Цинковые мальчики (Алексиевич) - страница 56

Отец:

– Давай подержи…

– Не так делаете… В сердце ему сюда… – Взял и проколол.

…В морге мешки с разрубленным человеческим мясом… Шок! Нельзя пролить первую кровь, потом трудно остановиться…

Каждый сам занимался своим собственным спасением. Сам!

Сидят солдаты… Внизу идут старик и ослик… Они из гранатомёта: шар-р-рах! Ни старика, ни ослика…

– Ребята, вы что, с ума сошли? Шли старик и ослик… Что они вам сделали?

– Вчера тоже шли старик и ослик… Шёл солдат… Старик и ослик прошли, солдат остался лежать…

– А может, это другой старик и другой ослик…

Нельзя пролить первую кровь… Все время будешь стрелять во вчерашнего старика и вчерашнего ослика…

Довоевали. Остались живы, вернулись домой. Теперь разбираемся…»

Капитан, артиллерист


«Я сидела у гроба и спрашивала: „Кто там? Ты ли там, сынок? «Только это и повторяла: «Кто там? Ты ли там, сынок?“ Все решили, что я сошла с ума.

Прошло время. Я хотела узнать, как погиб мой сын. Обратилась в военкомат:

– Расскажите, как погиб мой сын? Где? Я не верю, что его убили. Мне кажется, что я похоронила железный ящик, а сын где-то живой.

Военком разозлился и даже прикрикнул:

– Это разглашению не подлежит. А вы ходите и всем говорите, что у вас погиб сын. Нельзя разглашать.
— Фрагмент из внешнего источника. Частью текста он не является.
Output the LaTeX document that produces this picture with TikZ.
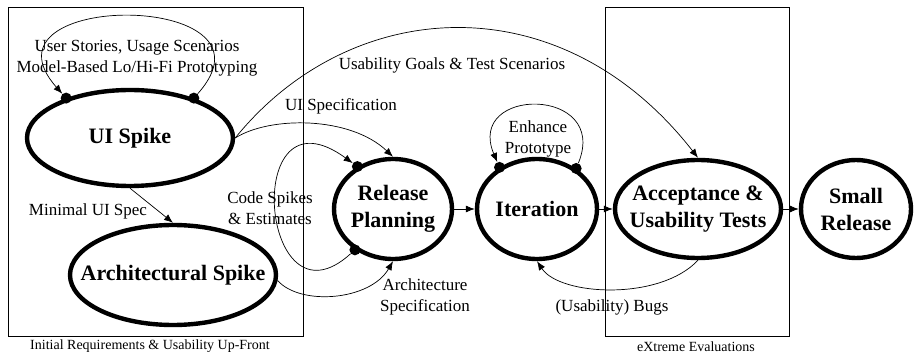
\documentclass[tikz,border=0pt]{standalone}
\usepackage{fontspec}
\setmainfont{Liberation Serif}
\usetikzlibrary{arrows.meta, shapes}

\begin{document}
\begin{tikzpicture}[x=1pt, y=1pt, >={Latex[length=9pt,width=7pt]}, line width=0.7pt,
        phase/.style={ellipse, draw, line width=4.4pt, inner sep=0pt},
        phasetext/.style={align=center, inner sep=0pt, font=\fontsize{22}{27}\selectfont\bfseries},
        dot/.style={circle, fill, inner sep=0pt, minimum size=11pt},
        lbl/.style={align=center, inner sep=0pt, font=\fontsize{17}{21}\selectfont},
        caption/.style={inner sep=0pt, font=\fontsize{14}{17}\selectfont}]
        \useasboundingbox (0,0) rectangle (917,356);

        % phase boxes
        \draw[line width=1pt] (8,20) rectangle (303,348);
        \draw[line width=1pt] (605,20) rectangle (789,348);
        \node[caption] (upfront) at (150,10) {Initial Requirements \& Usability Up-Front};
        \node[caption] (extreme) at (696,9) {eXtreme Evaluations};

        \node[phase, minimum width=206pt, minimum height=96pt, label={[phasetext]center:UI Spike}] (ui) at (130,218) {};
        \node[phase, minimum width=206pt, minimum height=100pt, label={[phasetext]center:Architectural Spike}] (as) at (173,81) {};
        \node[phase, minimum width=118pt, minimum height=100pt, label={[phasetext]center:Release\\Planning}] (rp) at (393,147) {};
        \node[phase, minimum width=120pt, minimum height=100pt, label={[phasetext]center:Iteration}] (it) at (537,147) {};
        \node[phase, minimum width=166pt, minimum height=98pt, label={[phasetext]center:Acceptance \&\\Usability Tests}] (at) at (698,147) {};
        \node[phase, minimum width=110pt, minimum height=98pt, label={[phasetext]center:Small\\Release}] (sr) at (856,147) {};

        \node[dot] (uiA) at (ui.148) {};
        \node[dot] (uiB) at (ui.32) {};
        \node[dot] (rpA) at (rp.130) {};
        \node[dot] (rpB) at (rp.227) {};
        \node[dot] (itA) at (it.132) {};
        \node[dot] (itB) at (it.46) {};

        \node[lbl] (stories) at (137,298) {User Stories, Usage Scenarios\\Model-Based Lo/Hi-Fi Prototyping};
        \node[lbl] (minspec) at (88,145) {Minimal UI Spec};
        \node[lbl] (uispec) at (341,250) {UI Specification};
        \node[lbl] (goals) at (452,291) {Usability Goals \& Test Scenarios};
        \node[lbl] (codespikes) at (270,148) {Code Spikes\\\& Estimates};
        \node[lbl] (archspec) at (425,59) {Architecture\\Specification};
        \node[lbl] (enhance) at (538,217) {Enhance\\Prototype};
        \node[lbl] (bugs) at (612,49) {(Usability) Bugs};

        % loops
        \draw[->] (uiB) .. controls (290,366) and (-30,366) .. (uiA);
        \draw[->] (rpB) .. controls (260,20) and (240,275) .. (rpA);
        \draw[->] (itB) .. controls (610,270) and (465,270) .. (itA);

        \draw[->] (ui.south) -- (as.north);
        \draw[->] (ui.east) .. controls (270,240) and (350,240) .. (rp.north);
        \draw[->] (ui.east) .. controls (350,360) and (560,375) .. (at.north);
        \draw[->] (as.-3) .. controls (300,50) and (370,55) .. (rp.south);
        \draw[->] (at.south) .. controls (660,55) and (560,60) .. (it.south);
        \draw[->] (rp) -- (it);
        \draw[->] (it) -- (at);
        \draw[->] (at) -- (sr);
\end{tikzpicture}
\end{document}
…Сутки я мучилась, пока родила. Узнала – сын! – боли прошли: не зря мучилась. С первых дней боялась за него, больше никого у меня не было. Жили мы в бараке, жили так: в комнате стояли моя кровать и детская коляска и ещё два стула. Работала я на железной дороге стрелочницей, зарплата – шестьдесят рублей. Вернулась из больницы и сразу – в ночную смену. С коляской на работу ездила. Возьму плитку, накормлю его, он спит, а я поезда встречаю и провожаю. Подрос, стала одного дома оставлять. Привяжу за ножку к кровати и ухожу на целый день. И он вырос у меня хороший.

Поступил в строительное училище в Петрозаводске. Я приехала его навещать, он поцеловал меня и куда-то убежал. Обиделась даже. Заходит в комнату, улыбается:

– Сейчас девочки придут.

– Какие девочки?

А это он сбегал к девочкам похвастаться, что к нему мама приехала, чтобы они пришли и посмотрели, какая у него мама.

Кто мне подарки дарил? Никто. Приезжает на Восьмое марта. Встречаю на вокзале:

– Давай, сынок, помогу.

– Сумка, мама, тяжёлая. Ты возьми мою трубку чертёжную. Но неси осторожно, там чертежи.

Я так и несу, а он проверяет, как я несу. Что там за чертежи?! Дома он раздевается, я быстрее на кухню – как мои пирожки? Поднимаю голову: стоит и держит в руке три красных тюльпана. Где он их взял на Севере? В тряпочку завернул и в трубку чертёжную, чтобы не замёрзли. А мне никто никогда цветов не дарил.